*Task:*
From the listing below, extract each line containing the string "this".

*Input data:*
= = = = =

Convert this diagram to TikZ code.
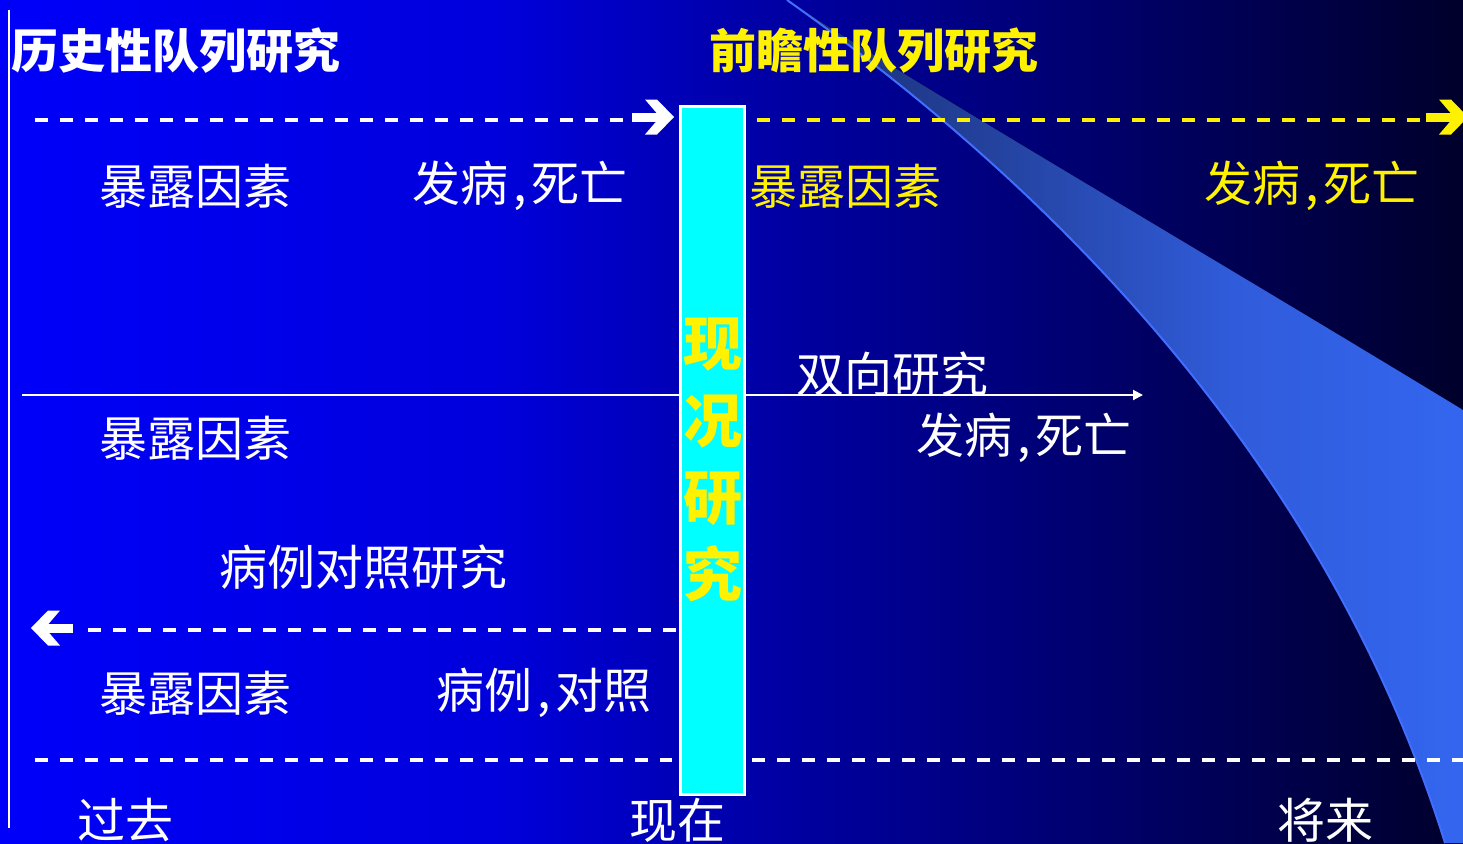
\documentclass[tikz,border=0pt]{standalone}
\usepackage{fontspec}
\newfontfamily\cjk{Noto Sans CJK SC}
\usetikzlibrary{arrows.meta}
\pgfdeclarehorizontalshading{bgshade}{100bp}{rgb(0bp)=(0,0,0.98); rgb(25bp)=(0,0,0.98); rgb(42bp)=(0,0,0.86); rgb(50.6bp)=(0,0,0.66); rgb(59.2bp)=(0,0,0.49); rgb(75bp)=(0,0,0.17); rgb(100bp)=(0,0,0.17)}
\pgfdeclarehorizontalshading{swshade}{100bp}{rgb(0bp)=(0.10,0.18,0.45); rgb(25bp)=(0.10,0.18,0.45); rgb(40bp)=(0.14,0.26,0.62); rgb(58bp)=(0.19,0.36,0.86); rgb(75bp)=(0.20,0.40,0.94); rgb(100bp)=(0.20,0.40,0.94)}
\definecolor{swedge}{RGB}{64,110,255}
\definecolor{cyanbox}{RGB}{0,255,255}
\tikzset{
  lbl/.style={font=\cjk\fontsize{48}{48}\selectfont, text=white, inner sep=0pt, anchor=west},
  ylbl/.style={lbl, text=yellow},
  ttl/.style={lbl, font=\cjk\bfseries\fontsize{47}{47}\selectfont},
  dashline/.style={line width=4pt, dash pattern=on 13pt off 12pt},
  fatarrow/.pic={
    \fill (-42,-4.5) rectangle (-13,4.5);
    \fill (0,0) -- (-17,-17.5) -- (-29,-17.5) -- (-14,0) -- (-29,17.5) -- (-17,17.5) -- cycle;
  }
}
\begin{document}
\begin{tikzpicture}[x=1pt,y=-1pt]
\useasboundingbox (0,0) rectangle (1463,843);
% background
\fill[shading=bgshade] (0,0) rectangle (1463,843);
% swoosh
\fill[shading=swshade] (787,0) .. controls (1110,228) and (1342,513) .. (1445,843)
  -- (1470,843) -- (1470,414) -- (1463,410) .. controls (1200,250) and (900,75) .. (787,0) -- cycle;
\draw[swedge, line width=2pt] (787,0) .. controls (1110,228) and (1342,513) .. (1445,843);

% left vertical line
\coordinate (vtop) at (9,10);
\coordinate (vbot) at (9,828);
\draw[white, line width=2pt] (vtop) -- (vbot);

% time points
\coordinate (hA) at (35,120);  \coordinate (hB) at (623,120);
\coordinate (pA) at (757,120); \coordinate (pB) at (1420,120);
\coordinate (bA) at (22,395);  \coordinate (bB) at (1143,395);
\coordinate (cA) at (676,630); \coordinate (cB) at (82,630);
\coordinate (tA) at (35,760);  \coordinate (tB) at (672,760);
\coordinate (tC) at (752,760); \coordinate (tD) at (1463,760);

\draw[white, dashline] (hA) -- (hB);
\pic[white] at (674,117) {fatarrow};
\draw[yellow, dashline] (pA) -- (pB);
\pic[yellow] at (1468,117) {fatarrow};
\draw[white, line width=2pt, -{Triangle[length=10pt,width=10pt]}] (bA) -- (bB);
\draw[white, dashline] (cA) -- (cB);
\pic[white, rotate=180] at (31,628) {fatarrow};
\draw[white, dashline] (tA) -- (tB);
\draw[white, dashline] (tC) -- (tD);

% present box
\node[draw=white, line width=3pt, fill=cyanbox, minimum width=64pt, minimum height=688pt, inner sep=0pt] (now box) at (712.5,450.5) {};
\node[font=\cjk\bfseries\fontsize{59}{77}\selectfont, text=yellow, align=center, inner sep=0pt] (xk) at (712.5,460) {现\\况\\研\\究};

% labels
\node[ttl] (t1) at (11,51) {历史性队列研究};
\node[ttl, text=yellow] (t2) at (709,51) {前瞻性队列研究};
\node[lbl] (r1a) at (99,186) {暴露因素};
\node[lbl] (r1b) at (412,186) {发病\kern0.1em,\kern0.1em 死亡};
\node[ylbl] (r1c) at (749,186) {暴露因素};
\node[ylbl] (r1d) at (1204,186) {发病\kern0.1em,\kern0.1em 死亡};
\node[lbl] (bi) at (796,374) {双向研究};
\node[lbl] (r2a) at (99,438) {暴露因素};
\node[lbl] (r2b) at (916,438) {发病\kern0.1em,\kern0.1em 死亡};
\node[lbl] (cc) at (219,567) {病例对照研究};
\node[lbl] (r3a) at (99,693) {暴露因素};
\node[lbl] (r3b) at (436,693) {病例\kern0.1em,\kern0.1em 对照};
\node[lbl] (past) at (77,820) {过去};
\node[lbl] (pres) at (629,820) {现在};
\node[lbl] (fut) at (1277,820) {将来};
\end{tikzpicture}
\end{document}
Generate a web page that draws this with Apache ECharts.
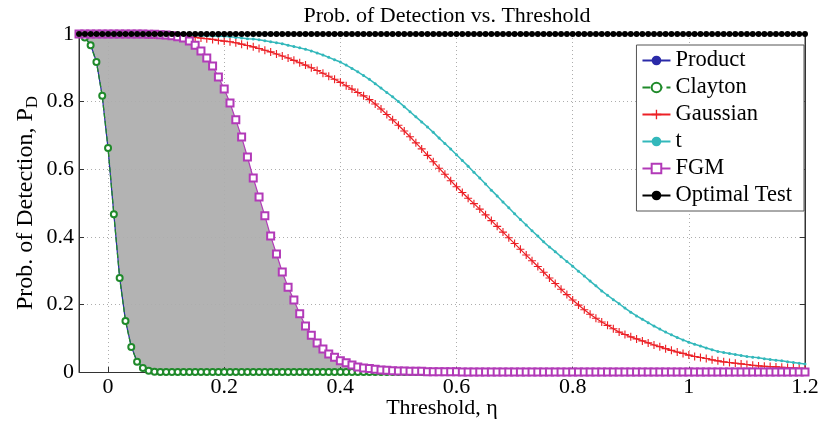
<!DOCTYPE html>
<html>
<head>
<meta charset="utf-8">
<script src="https://cdn.jsdelivr.net/npm/echarts@6/dist/echarts.min.js"></script>
<style>html,body{margin:0;padding:0;background:#fff}#c{width:820px;height:425px}</style>
</head>
<body>
<div id="c"></div>
<script>
// Threshold values (x)
const eta = [
-0.05,-0.04,-0.03,-0.02,-0.01,0,0.01,0.02,0.03,0.04,
0.05,0.06,0.07,0.08,0.09,0.1,0.11,0.12,0.13,0.14,
0.15,0.16,0.17,0.18,0.19,0.2,0.21,0.22,0.23,0.24,
0.25,0.26,0.27,0.28,0.29,0.3,0.31,0.32,0.33,0.34,
0.35,0.36,0.37,0.38,0.39,0.4,0.41,0.42,0.43,0.44,
0.45,0.46,0.47,0.48,0.49,0.5,0.51,0.52,0.53,0.54,
0.55,0.56,0.57,0.58,0.59,0.6,0.61,0.62,0.63,0.64,
0.65,0.66,0.67,0.68,0.69,0.7,0.71,0.72,0.73,0.74,
0.75,0.76,0.77,0.78,0.79,0.8,0.81,0.82,0.83,0.84,
0.85,0.86,0.87,0.88,0.89,0.9,0.91,0.92,0.93,0.94,
0.95,0.96,0.97,0.98,0.99,1,1.01,1.02,1.03,1.04,
1.05,1.06,1.07,1.08,1.09,1.1,1.11,1.12,1.13,1.14,
1.15,1.16,1.17,1.18,1.19,1.2
];

const product = [
1.000,0.991,0.968,0.918,0.816,0.661,0.466,0.279,0.152,0.075,
0.031,0.012,0.004,0.001,0,0,0,0,0,0,
0,0,0,0,0,0,0,0,0,0,
0,0,0,0,0,0,0,0,0,0,
0,0,0,0,0,0,0,0,0,0,
0,0,0,0,0,0,0,0,0,0,
0,0,0,0,0,0,0,0,0,0,
0,0,0,0,0,0,0,0,0,0,
0,0,0,0,0,0,0,0,0,0,
0,0,0,0,0,0,0,0,0,0,
0,0,0,0,0,0,0,0,0,0,
0,0,0,0,0,0,0,0,0,0,
0,0,0,0,0,0
];

const clayton = [
1.000,0.990,0.967,0.917,0.817,0.663,0.467,0.278,0.151,0.074,
0.030,0.012,0.004,0.001,0,0,0,0,0,0,
0,0,0,0,0,0,0,0,0,0,
0,0,0,0,0,0,0,0,0,0,
0,0,0,0,0,0,0,0,0,0,
0,0,0,0,0,0,0,0,0,0,
0,0,0,0,0,0,0,0,0,0,
0,0,0,0,0,0,0,0,0,0,
0,0,0,0,0,0,0,0,0,0,
0,0,0,0,0,0,0,0,0,0,
0,0,0,0,0,0,0,0,0,0,
0,0,0,0,0,0,0,0,0,0,
0,0,0,0,0,0
];

const gaussian = [
1,1,1,1,1,1,1,1,1,1,
0.999,0.999,0.998,0.998,0.997,0.996,0.995,0.994,0.993,0.991,
0.990,0.988,0.986,0.984,0.981,0.979,0.977,0.974,0.970,0.966,
0.962,0.957,0.952,0.947,0.941,0.935,0.929,0.922,0.915,0.908,
0.900,0.892,0.884,0.875,0.866,0.857,0.847,0.837,0.827,0.817,
0.806,0.793,0.778,0.762,0.746,0.730,0.713,0.696,0.678,0.660,
0.641,0.622,0.603,0.585,0.566,0.548,0.531,0.514,0.498,0.482,
0.465,0.448,0.431,0.414,0.397,0.380,0.363,0.346,0.329,0.312,
0.295,0.278,0.262,0.245,0.229,0.213,0.198,0.184,0.171,0.159,
0.148,0.138,0.128,0.118,0.111,0.104,0.098,0.092,0.086,0.080,
0.075,0.069,0.064,0.059,0.055,0.050,0.046,0.043,0.040,0.036,
0.033,0.030,0.028,0.026,0.024,0.022,0.020,0.018,0.017,0.016,
0.015,0.014,0.013,0.012,0.011,0.010
];

const tCopula = [
1,1,1,1,1,1,1,1,1,1,
1.000,0.999,0.999,0.999,0.998,0.998,0.998,0.997,0.997,0.996,
0.996,0.995,0.995,0.994,0.993,0.993,0.992,0.990,0.988,0.986,
0.985,0.983,0.980,0.977,0.974,0.971,0.967,0.963,0.959,0.955,
0.950,0.944,0.938,0.931,0.924,0.917,0.908,0.898,0.888,0.877,
0.866,0.853,0.840,0.827,0.814,0.800,0.785,0.770,0.755,0.740,
0.725,0.709,0.692,0.676,0.660,0.643,0.626,0.609,0.591,0.574,
0.556,0.538,0.521,0.503,0.486,0.468,0.451,0.435,0.418,0.402,
0.385,0.370,0.356,0.341,0.327,0.313,0.298,0.284,0.269,0.255,
0.240,0.227,0.214,0.202,0.189,0.177,0.166,0.156,0.146,0.136,
0.127,0.118,0.110,0.102,0.095,0.088,0.082,0.077,0.071,0.066,
0.061,0.058,0.055,0.052,0.049,0.046,0.044,0.042,0.039,0.037,
0.035,0.033,0.030,0.028,0.026,0.024
];

const fgm = [
1,1,1,1,1,1,1,1,1,1,
1,1,0.999,0.999,0.998,0.997,0.995,0.992,0.988,0.979,
0.967,0.950,0.929,0.905,0.873,0.837,0.796,0.746,0.695,0.636,
0.574,0.518,0.462,0.402,0.349,0.296,0.251,0.213,0.172,0.136,
0.109,0.086,0.068,0.053,0.044,0.033,0.027,0.021,0.015,0.012,
0.010,0.008,0.006,0.005,0.004,0.003,0.003,0.002,0.002,0.002,
0.001,0.001,0.001,0.001,0.001,0.001,0,0,0,0,
0,0,0,0,0,0,0,0,0,0,
0,0,0,0,0,0,0,0,0,0,
0,0,0,0,0,0,0,0,0,0,
0,0,0,0,0,0,0,0,0,0,
0,0,0,0,0,0,0,0,0,0,
0,0,0,0,0,0
];

const optimal = [
1,1,1,1,1,1,1,1,1,1,
1,1,1,1,1,1,1,1,1,1,
1,1,1,1,1,1,1,1,1,1,
1,1,1,1,1,1,1,1,1,1,
1,1,1,1,1,1,1,1,1,1,
1,1,1,1,1,1,1,1,1,1,
1,1,1,1,1,1,1,1,1,1,
1,1,1,1,1,1,1,1,1,1,
1,1,1,1,1,1,1,1,1,1,
1,1,1,1,1,1,1,1,1,1,
1,1,1,1,1,1,1,1,1,1,
1,1,1,1,1,1,1,1,1,1,
1,1,1,1,1,1
];

const yTicks = [0, 0.2, 0.4, 0.6, 0.8, 1];
const xTicks = [0, 0.2, 0.4, 0.6, 0.8, 1, 1.2];

const FONT = '"Liberation Serif", "Times New Roman", serif';
const pairs = ys => eta.map((x, i) => [x, ys[i]]);
const plusPath = 'path://M4.3,0H5.7V4.3H10V5.7H5.7V10H4.3V5.7H0V4.3H4.3Z';
const isTick = (arr, v) => arr.some(t => Math.abs(t - v) < 1e-6);

const chart = echarts.init(document.getElementById('c'), null, {renderer: 'canvas'});
const gridLine = {show: true, lineStyle: {type: [1, 3], color: '#adadad', width: 1}};

chart.setOption({
  animation: false,
  backgroundColor: '#fff',
  title: {
    text: 'Prob. of Detection vs. Threshold',
    left: 442, top: 0, textAlign: 'center',
    textStyle: {fontFamily: FONT, fontSize: 22, fontWeight: 'normal', color: '#000'}
  },
  grid: {left: 79, right: 15, top: 34, bottom: 53, show: true, borderColor: '#333', borderWidth: 1,
         containLabel: false, outerBoundsMode: 'none'},
  legend: {
    data: ['Product', 'Clayton', 'Gaussian', 't', 'FGM', 'Optimal Test'],
    orient: 'vertical', right: 16, top: 45,
    backgroundColor: '#fff', borderColor: '#555', borderWidth: 1,
    padding: [4, 12, 4, 5], itemGap: 4, itemWidth: 28, itemHeight: 12,
    z: 10,
    textStyle: {fontFamily: FONT, fontSize: 22.5, color: '#000', lineHeight: 22.5}
  },
  xAxis: [{
    type: 'value', min: -0.05, max: 1.2, splitNumber: 6, z: 2,
    name: 'Threshold, η', nameLocation: 'middle', nameGap: 25, nameMoveOverlap: false,
    nameTextStyle: {fontFamily: FONT, fontSize: 22, color: '#000'},
    axisLine: {show: true, onZero: false, lineStyle: {color: '#333'}},
    axisTick: {show: true, inside: true, length: 5, lineStyle: {color: '#333'}},
    axisLabel: {fontFamily: FONT, fontSize: 22, color: '#000', margin: 4,
      formatter: v => (isTick(xTicks, v) ? String(+v.toFixed(2)) : '')},
    splitLine: gridLine
  }],
  yAxis: [{
    type: 'value', min: 0, max: 1, interval: 0.2, z: 2,
    name: 'Prob. of Detection, P{sub|D}', nameLocation: 'middle', nameGap: 38, nameMoveOverlap: false,
    nameTextStyle: {fontFamily: FONT, fontSize: 24, color: '#000',
      rich: {sub: {fontFamily: FONT, fontSize: 17, color: '#000', padding: [13, 0, 0, 0]}}},
    axisLine: {show: true, onZero: false, lineStyle: {color: '#333'}},
    axisTick: {show: true, inside: true, length: 5, lineStyle: {color: '#333'}},
    axisLabel: {fontFamily: FONT, fontSize: 22, color: '#000', margin: 5,
      formatter: v => (isTick(yTicks, v) ? String(+v.toFixed(1)) : '')},
    splitLine: gridLine
  }, {
    type: 'value', min: 0, max: 1, interval: 0.2, position: 'right', z: 2,
    axisLine: {show: true, onZero: false, lineStyle: {color: '#333'}},
    axisTick: {show: true, inside: true, length: 5, lineStyle: {color: '#333'}},
    axisLabel: {show: false}, splitLine: {show: false}
  }],
  series: [
    // gray band between the Clayton/Product curve and the FGM curve
    {name: 'fillUnderFGM', type: 'line', data: pairs(fgm), symbol: 'none',
     lineStyle: {opacity: 0}, areaStyle: {color: '#b3b3b3', opacity: 1}, silent: true, z: 1},
    {name: 'fillUnderClayton', type: 'line', data: pairs(clayton), symbol: 'none',
     lineStyle: {opacity: 0}, areaStyle: {color: '#ffffff', opacity: 1}, silent: true, z: 1},
    {name: 'Product', type: 'line', data: pairs(product), symbol: 'circle', symbolSize: 3,
     lineStyle: {color: '#2a2aa8', width: 1.2}, itemStyle: {color: '#2a2aa8'}, z: 3},
    {name: 'Clayton', type: 'line', data: pairs(clayton), symbol: 'emptyCircle', symbolSize: 6,
     lineStyle: {color: '#1f8a2a', width: 1.3, type: 'dashed'},
     itemStyle: {color: '#1f8a2a', borderColor: '#1f8a2a', borderWidth: 1.5}, z: 3},
    {name: 'Gaussian', type: 'line', data: pairs(gaussian), symbol: plusPath, symbolSize: 8,
     lineStyle: {color: '#ec2026', width: 1.2}, itemStyle: {color: '#ec2026'}, z: 3},
    {name: 't', type: 'line', data: pairs(tCopula), symbol: 'circle', symbolSize: 3,
     lineStyle: {color: '#33b8bb', width: 1.5}, itemStyle: {color: '#33b8bb'}, z: 3},
    {name: 'FGM', type: 'line', data: pairs(fgm), symbol: 'emptyRect', symbolSize: 7,
     lineStyle: {color: '#b23ab8', width: 1.2},
     itemStyle: {color: '#b23ab8', borderColor: '#b23ab8', borderWidth: 1.3}, z: 3},
    {name: 'Optimal Test', type: 'line', data: pairs(optimal), symbol: 'circle', symbolSize: 6,
     lineStyle: {color: '#000', width: 2}, itemStyle: {color: '#000'}, z: 4}
  ]
});
</script>
</body>
</html>
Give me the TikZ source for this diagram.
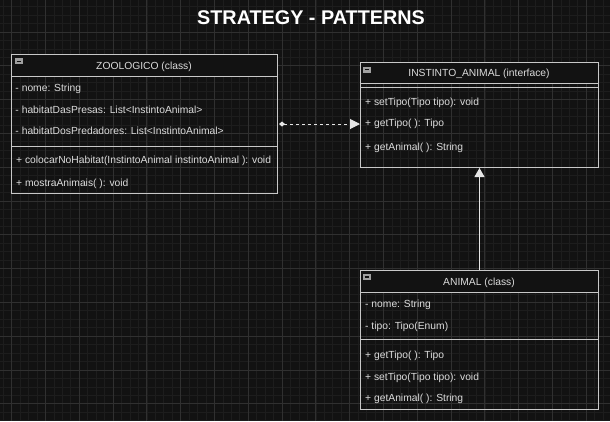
\documentclass[tikz,border=0pt]{standalone}
\usepackage{fontspec}
\setmainfont{Liberation Sans}
\usetikzlibrary{arrows.meta}
\definecolor{bg}{HTML}{121212}
\definecolor{gridminor}{HTML}{1D1D1D}
\definecolor{gridmajor}{HTML}{303030}
\definecolor{edge}{HTML}{C8C8C8}
\definecolor{txt}{HTML}{DCDCDC}
\definecolor{iconc}{HTML}{A0A0A0}
\definecolor{conn}{HTML}{E6E6E6}
\begin{document}
\begin{tikzpicture}[x=1pt,y=-1pt,
  classbox/.style={draw=edge, line width=1pt, rectangle, inner sep=0pt, anchor=north west},
  member/.style={anchor=west, inner sep=0pt, text=txt, font=\fontsize{10.3}{12}\selectfont, text height=7pt, text depth=0pt},
  headtext/.style={inner sep=0pt, text=txt, font=\fontsize{10.3}{12}\selectfont, text height=7pt, text depth=0pt},
  sepline/.style={draw=edge, line width=1pt},
  headfill/.style={fill=bg},
  classicon/.pic={
    \fill[iconc] (0,0) rectangle (7.4,6);
    \draw[bg, line width=1.2pt] (1.4,3) -- (6,3);
  }
]
\useasboundingbox (0,0) rectangle (610,421);
\fill[bg] (0,0) rectangle (610,421);
\clip (0,0) rectangle (610,421);
% grid
\foreach \i in {-2,...,72} \draw[gridminor, line width=0.8pt] ({11.7+8.45*\i},0) -- ({11.7+8.45*\i},421);
\foreach \i in {0,...,51} \draw[gridminor, line width=0.8pt] (0,{-1.8+8.45*\i}) -- (610,{-1.8+8.45*\i});
\foreach \i in {-1,...,18} \draw[gridmajor, line width=0.9pt] ({11.7+33.8*\i},0) -- ({11.7+33.8*\i},421);
\foreach \i in {0,...,13} \draw[gridmajor, line width=0.9pt] (0,{-1.8+33.8*\i}) -- (610,{-1.8+33.8*\i});

% title
\node[inner sep=0pt, text=white, font=\bfseries\fontsize{19.8}{22}\selectfont] (title) at (311,17.5) {STRATEGY - PATTERNS};

% header fills
\fill[headfill] (11,54) rectangle (277,76);
\fill[headfill] (360,62) rectangle (598,83);
\fill[headfill] (360,270) rectangle (598,292);

% ZOOLOGICO
\node[classbox, minimum width=266pt, minimum height=139pt] (zoo) at (11,54) {};
\draw[sepline] (11,76) -- (277,76);
\draw[sepline] (11,146) -- (277,146);
\pic at (15.3,58.3) {classicon};
\node[headtext] (zooh) at (144,65.5) {ZOOLOGICO (class)};
\node[member] (z1) at (15.3,88) {- nome: String};
\node[member] (z2) at (15.3,110) {- habitatDasPresas: List<InstintoAnimal>};
\node[member] (z3) at (15.3,131) {- habitatDosPredadores: List<InstintoAnimal>};
\node[member] (z4) at (16,160) {+ colocarNoHabitat(InstintoAnimal instintoAnimal ): void};
\node[member] (z5) at (16,183) {+ mostraAnimais( ): void};

% INSTINTO_ANIMAL
\node[classbox, minimum width=238pt, minimum height=105pt] (iface) at (360,62) {};
\draw[sepline] (360,83) -- (598,83);
\draw[sepline] (360,87) -- (598,87);
\pic at (363.3,66.5) {classicon};
\node[headtext] (ifaceh) at (479,73) {INSTINTO\_ANIMAL (interface)};
\node[member] (i1) at (365,102) {+ setTipo(Tipo tipo): void};
\node[member] (i2) at (365,123) {+ getTipo( ): Tipo};
\node[member] (i3) at (365,147) {+ getAnimal( ): String};

% ANIMAL
\node[classbox, minimum width=238pt, minimum height=139pt] (animal) at (360,270) {};
\draw[sepline] (360,292) -- (598,292);
\draw[sepline] (360,339) -- (598,339);
\pic at (363.3,274) {classicon};
\node[headtext] (animalh) at (479,281.5) {ANIMAL (class)};
\node[member] (a1) at (365,304) {- nome: String};
\node[member] (a2) at (365,326) {- tipo: Tipo(Enum)};
\node[member] (a3) at (365,355) {+ getTipo( ): Tipo};
\node[member] (a4) at (365,377) {+ setTipo(Tipo tipo): void};
\node[member] (a5) at (365,398) {+ getAnimal( ): String};

% connectors
\draw[conn, line width=1pt, dash pattern=on 3pt off 3pt, shorten <=1pt,
  {Diamond[length=6pt,width=5pt,fill=conn]}-{Triangle[length=10pt,width=10pt,fill=conn]}]
  (zoo.east) -- (zoo.east -| iface.west);
\draw[conn, line width=1pt, -{Triangle[length=9pt,width=10pt,fill=conn]}]
  (animal.north) -- (iface.south);
\end{tikzpicture}
\end{document}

= = = = =

*Response to the task:*
Convert this diagram to TikZ code.
Generate a web page that draws this with Apache ECharts.
Give me the TikZ source for this diagram.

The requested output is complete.